Mariella Moon, @mariella_moon

August 21, 2018
 

NASA confirms the presence of ice at the moon's poles | DeviceDaily.com

 
 

There’s water ice on the surface of the moon, a team of scientists has confirmed, and future expeditions could harvest it for human settlements. They used data collected by NASA’s Moon Mineralogy Mapper (M3) instrument aboard India’s Chandrayaan-1 spacecraft to prove its presence and found ice deposits at the moon’s poles. The idea that Earth’s natural satellite has pockets of ice hiding in the shadows permanently hidden from the sun isn’t anything new — previous probes sent back data containing evidence of their existence. However, NASA says this is the “first time scientists have directly observed definitive evidence” that there’s water ice on what people previously thought was a barren space rock.
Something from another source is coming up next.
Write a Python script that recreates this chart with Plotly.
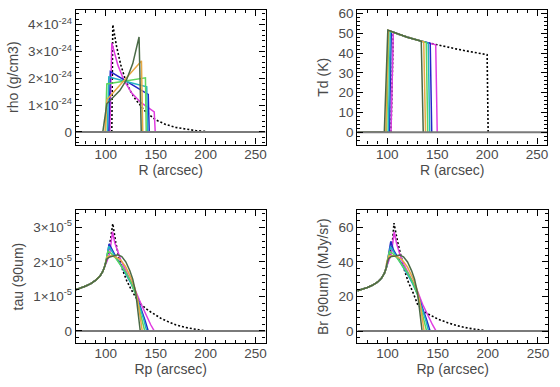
import plotly.graph_objects as go

# ---------------- data ----------------
SERIES = ["dotted", "magenta", "blue", "cyan", "lgreen", "orange", "olive"]
COLORS = {"dotted": "#000000", "magenta": "#e03ce0", "blue": "#2424c8", "cyan": "#22b4c4",
          "lgreen": "#5cd65c", "orange": "#e6a844", "olive": "#4a6a46"}

# Panel 1: rho (units of 1e-24 g/cm3) vs R
RHO_SCALE = 1e-24
RHO_R = {
    "dotted": [106, 107, 110.7, 115, 120, 125, 130, 140, 150, 160, 170, 180, 190, 200, 201],
    "magenta": [70, 104, 106, 112, 118, 126, 135, 146, 148.5, 149.5],
    "blue": [70, 103, 104.5, 120, 140.7, 142.5, 143.5],
    "cyan": [70, 101.5, 103, 120, 141, 142],
    "lgreen": [70, 99.5, 101, 120, 138, 139.7, 140.5],
    "orange": [70, 99.5, 101, 120, 135.7, 137],
    "olive": [70, 97, 101, 114, 120.7, 127, 133.3, 135.5],
}
RHO_V = {
    "dotted": [0, 4.0, 3.2, 2.5, 1.9, 1.5, 1.2, 0.75, 0.45, 0.28, 0.17, 0.1, 0.05, 0.02, 0],
    "magenta": [0, 0, 3.32, 2.5, 1.94, 1.45, 1.1, 0.82, 0.75, 0],
    "blue": [0, 0, 2.25, 1.91, 1.46, 1.4, 0],
    "cyan": [0, 0, 2.05, 1.88, 1.68, 0],
    "lgreen": [0, 0, 1.79, 1.91, 2.02, 2.02, 0],
    "orange": [0, 0, 1.2, 2.0, 2.65, 0],
    "olive": [0, 0, 1.05, 1.54, 1.94, 2.55, 3.54, 0],
}

# Panel 2: Td (K) vs R
TD_R = {
    "dotted": [103.7, 106, 110, 120, 130, 140, 150, 160, 170, 180, 190, 200, 201],
    "magenta": [70, 103.7, 106, 110, 120, 130, 140, 148.5, 150],
    "blue": [70, 102, 104, 110, 120, 130, 143, 144.5],
    "cyan": [70, 101, 103, 110, 120, 130, 141, 142.5],
    "lgreen": [70, 99.3, 101.5, 110, 120, 130, 139, 140.5],
    "orange": [70, 98.5, 101, 110, 120, 130, 136.5, 138.3],
    "olive": [70, 97, 100.5, 110, 120, 130, 134, 136],
}
TD_V = {
    "dotted": [0, 50.5, 49.7, 48.0, 46.6, 45.3, 44.1, 43.0, 42.0, 41.0, 40.0, 39.2, 0],
    "magenta": [0, 0, 50.5, 49.7, 48.0, 46.6, 45.3, 44.2, 0],
    "blue": [0, 0, 50.9, 49.7, 48.0, 46.6, 44.9, 0],
    "cyan": [0, 0, 51.1, 49.7, 48.0, 46.6, 45.1, 0],
    "lgreen": [0, 0, 51.3, 49.7, 48.0, 46.6, 45.3, 0],
    "orange": [0, 0, 51.5, 49.7, 48.0, 46.6, 45.7, 0],
    "olive": [0, 0, 51.6, 49.7, 48.0, 46.6, 46.0, 0],
}

# Panels 3/4: projected radius Rp, common inner part
LEFT_RP = [70, 75, 80, 85, 90, 94, 97, 99]
TAU_SCALE = 1e-5
TAU_LEFT = [1.19, 1.24, 1.30, 1.37, 1.47, 1.58, 1.72, 1.88]
BR_LEFT = [23.3, 24.2, 25.2, 26.5, 28.3, 30.5, 33.5, 37.0]

TAU_RP = {
    "dotted": [102, 105, 107, 110, 113, 117, 121, 125, 130, 135, 140, 145, 150, 155, 160, 170, 180, 190, 200],
    "magenta": [101, 104, 106.7, 109, 112, 115, 120, 125, 130, 135, 140, 145, 148.5],
    "blue": [101, 103.3, 106, 110, 115, 120, 125, 130, 135, 139, 142.5],
    "cyan": [100.5, 103, 106, 110, 115, 120, 125, 130, 134, 138, 141],
    "lgreen": [100, 102, 105, 110, 115, 120, 125, 130, 133, 136, 138.5, 139],
    "orange": [100, 101.5, 105, 110, 115, 120, 125, 129, 132, 134, 135.5, 136.5],
    "olive": [100, 101, 104, 108, 112, 116, 120, 124, 127, 130, 132, 133.5, 134.5],
}
TAU_V = {
    "dotted": [2.2, 2.7, 3.1, 2.55, 2.15, 1.75, 1.45, 1.22, 0.97, 0.78, 0.65, 0.55, 0.45, 0.37, 0.3, 0.18, 0.1, 0.04, 0.0],
    "magenta": [2.0, 2.25, 2.87, 2.55, 2.28, 2.05, 1.75, 1.47, 1.15, 0.8, 0.47, 0.18, 0.0],
    "blue": [2.1, 2.52, 2.35, 2.15, 1.92, 1.67, 1.4, 1.08, 0.68, 0.33, 0.0],
    "cyan": [2.05, 2.45, 2.3, 2.12, 1.9, 1.66, 1.4, 1.06, 0.7, 0.33, 0.0],
    "lgreen": [2.0, 2.3, 2.25, 2.1, 1.9, 1.7, 1.43, 1.05, 0.7, 0.35, 0.05, 0.0],
    "orange": [2.0, 2.15, 2.17, 2.14, 2.05, 1.85, 1.55, 1.25, 0.9, 0.5, 0.15, 0.0],
    "olive": [1.98, 2.08, 2.14, 2.16, 2.2, 2.15, 2.0, 1.75, 1.5, 1.1, 0.6, 0.2, 0.0],
}

BR_RP = {
    "dotted": [102, 105, 106.5, 110, 113, 117, 121, 125, 130, 135, 140, 145, 150, 160, 170, 180, 190, 200],
    "magenta": [101, 104, 106.7, 109, 112, 115, 120, 125, 130, 135, 140, 145, 148.5],
    "blue": [100, 103.3, 106, 110, 115, 120, 125, 130, 135, 139, 142.5],
    "cyan": [100, 103, 106, 110, 115, 120, 125, 130, 134, 138, 141],
    "lgreen": [99.5, 102, 105, 110, 115, 120, 125, 130, 133, 136, 138.5, 139],
    "orange": [99, 101.5, 105, 110, 115, 120, 125, 129, 132, 134, 135.5, 136.5],
    "olive": [99, 101, 104, 108, 112, 116, 120, 124, 127, 130, 132, 133.5, 134.5],
}
BR_V = {
    "dotted": [43, 52, 62.5, 52, 44, 35, 28, 23, 15.5, 12, 10, 8.6, 7.0, 4.8, 3.0, 1.7, 0.7, 0.0],
    "magenta": [40, 45, 57.5, 51, 45, 40, 34.5, 29, 23, 15.5, 9, 3.5, 0],
    "blue": [40, 52, 47, 43, 38, 33, 28, 21.5, 13.5, 6.5, 0],
    "cyan": [40, 49, 46, 42, 37.5, 33, 27.5, 21, 14, 6.5, 0],
    "lgreen": [40, 46, 45, 42, 38, 34, 28.5, 21, 14, 7, 1, 0],
    "orange": [39, 43.5, 43.6, 43, 41, 37, 31, 25, 18, 10, 3, 0],
    "olive": [38, 42, 43.2, 43.5, 44, 43, 40, 35, 30, 22, 12, 4, 0],
}

ZERO_X = [70, 260]
ZERO_Y = [0, 0]

X_TICKS = [100, 150, 200, 250]
RHO_TICKS = [0, 1, 2, 3, 4]
RHO_TICKTEXT = ["0"] + [f"{v}×10<sup>-24</sup>" for v in RHO_TICKS[1:]]
TD_TICKS = [0, 10, 20, 30, 40, 50, 60]
TAU_TICKS = [0, 1, 2, 3]
TAU_TICKTEXT = ["0"] + [f"{v}×10<sup>-5</sup>" for v in TAU_TICKS[1:]]
BR_TICKS = [0, 20, 40, 60]

# ---------------- figure ----------------
fig = go.Figure()
W, H = 560, 387
TEXT = "#4a4a4a"


def line_style(name):
    if name == "dotted":
        return dict(color="#000000", width=1.6, dash="2px,2px")
    return dict(color=COLORS[name], width=1.5)


def add(xs, ys, name, ax):
    fig.add_trace(go.Scatter(x=xs, y=ys, mode="lines", line=line_style(name),
                             xaxis="x" + ax, yaxis="y" + ax, showlegend=False, hoverinfo="skip"))


def add_zero(ax):
    fig.add_trace(go.Scatter(x=ZERO_X, y=ZERO_Y, mode="lines", line=dict(color="#7a7a7a", width=2),
                             xaxis="x" + ax, yaxis="y" + ax, showlegend=False, hoverinfo="skip"))


for s in SERIES:
    add(RHO_R[s], RHO_V[s], s, "")
add_zero("")
for s in SERIES:
    add(TD_R[s], TD_V[s], s, "2")
add_zero("2")
for s in SERIES:
    add(LEFT_RP + TAU_RP[s], TAU_LEFT + TAU_V[s], s, "3")
add_zero("3")
for s in SERIES:
    add(LEFT_RP + BR_RP[s], BR_LEFT + BR_V[s], s, "4")
add_zero("4")


# pixel-based domains
def xd(a, b):
    return [a / W, b / W]


def yd(top, bottom):
    return [1 - bottom / H, 1 - top / H]


font = dict(family="Liberation Sans, Arial, sans-serif", size=14, color=TEXT)
tfont = dict(family="Liberation Sans, Arial, sans-serif", size=13.5, color=TEXT)


def xaxis(dom, anchor, title):
    return dict(domain=dom, anchor=anchor, range=[70, 260], tickmode="array", tickvals=X_TICKS,
                ticks="inside", ticklen=6, tickcolor="#000", mirror="allticks", showline=True,
                linecolor="#000", linewidth=1.2, showgrid=False, zeroline=False,
                ticklabelstandoff=-3,
                minor=dict(dtick=10, tick0=70, ticks="inside", ticklen=3, tickcolor="#000", showgrid=False),
                title=dict(text=title, font=font, standoff=2), tickfont=tfont)


def yaxis(dom, anchor, title, rng, tv, tt=None, mdt=1):
    d = dict(domain=dom, anchor=anchor, range=rng, tickmode="array", tickvals=tv,
             ticks="inside", ticklen=6, tickcolor="#000", mirror="allticks", showline=True,
             linecolor="#000", linewidth=1.2, showgrid=False, zeroline=False,
             minor=dict(dtick=mdt, tick0=0, ticks="inside", ticklen=3, tickcolor="#000", showgrid=False),
             title=dict(text=title, font=font, standoff=6), tickfont=tfont)
    if tt is not None:
        d["ticktext"] = tt
    return d


fig.update_layout(
    width=W, height=H, margin=dict(l=0, r=0, t=0, b=0),
    paper_bgcolor="white", plot_bgcolor="white", font=font,
    xaxis=xaxis(xd(76, 266), "y", "R (arcsec)"),
    yaxis=yaxis(yd(6, 142), "x", "rho (g/cm3)", [-0.47, 4.55], RHO_TICKS, RHO_TICKTEXT, 0.2),
    xaxis2=xaxis(xd(358, 548), "y2", "R (arcsec)"),
    yaxis2=yaxis(yd(6, 142), "x2", "Td (K)", [-6.2, 61.8], TD_TICKS, None, 2),
    xaxis3=xaxis(xd(76, 266), "y3", "Rp (arcsec)"),
    yaxis3=yaxis(yd(208, 343), "x3", "tau (90um)", [-0.36, 3.5], TAU_TICKS, TAU_TICKTEXT, 0.2),
    xaxis4=xaxis(xd(358, 549), "y4", "Rp (arcsec)"),
    yaxis4=yaxis(yd(208, 343), "x4", "Br (90um) (MJy/sr)", [-7.2, 70.2], BR_TICKS, None, 4),
)

fig.write_html("out.html", config={"displayModeBar": False},
               post_script="document.body.style.margin='0';")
According to the paper published by PNAS, M3 was able to pick up the reflective properties you’d expect from ice at the moon’s poles. It also measured the way the material’s molecules absorb infrared light, which differs between liquid water and solid ice, ensuring that those deposits are actually frozen water. M3’s data showed that those pockets of ice are sparsely distributed at the northern pole and more concentrated at the southern poles.
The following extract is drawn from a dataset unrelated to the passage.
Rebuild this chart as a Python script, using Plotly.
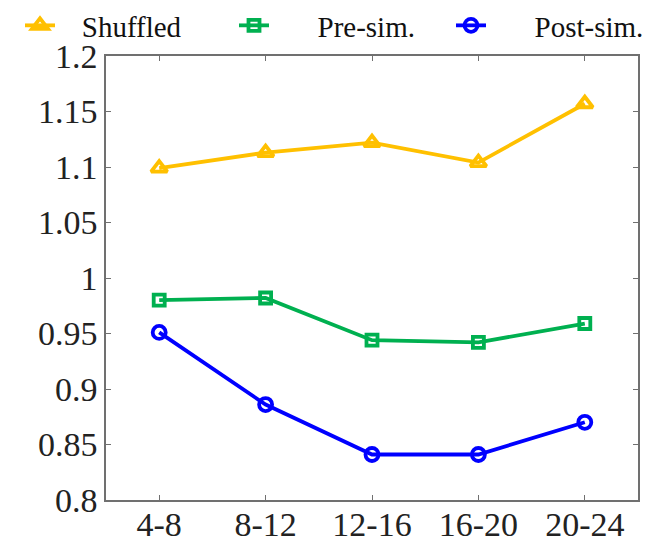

Those ice deposits most likely formed because temperatures at the moon’s poles, which sunlight never hits, don’t go above -250 degrees Fahrenheit. Before we can count on them to sustain future manned missions, though, we first have to confirm just how big and deep they are. As Angel Abbud-Madrid, Colorado School of Mines Center for Space Resources’ director, told Business Insider, we need to send a rover to examine them. Unfortunately, NASA already cancelled the Resource Prospector, a rover that was supposed to look and dig for ice and other resources on the moon future manned bases could use. The agency will still send the vehicle’s instruments aboard other landers, but that might delay discoveries that could’ve been made sooner if they were equipped on a single rover.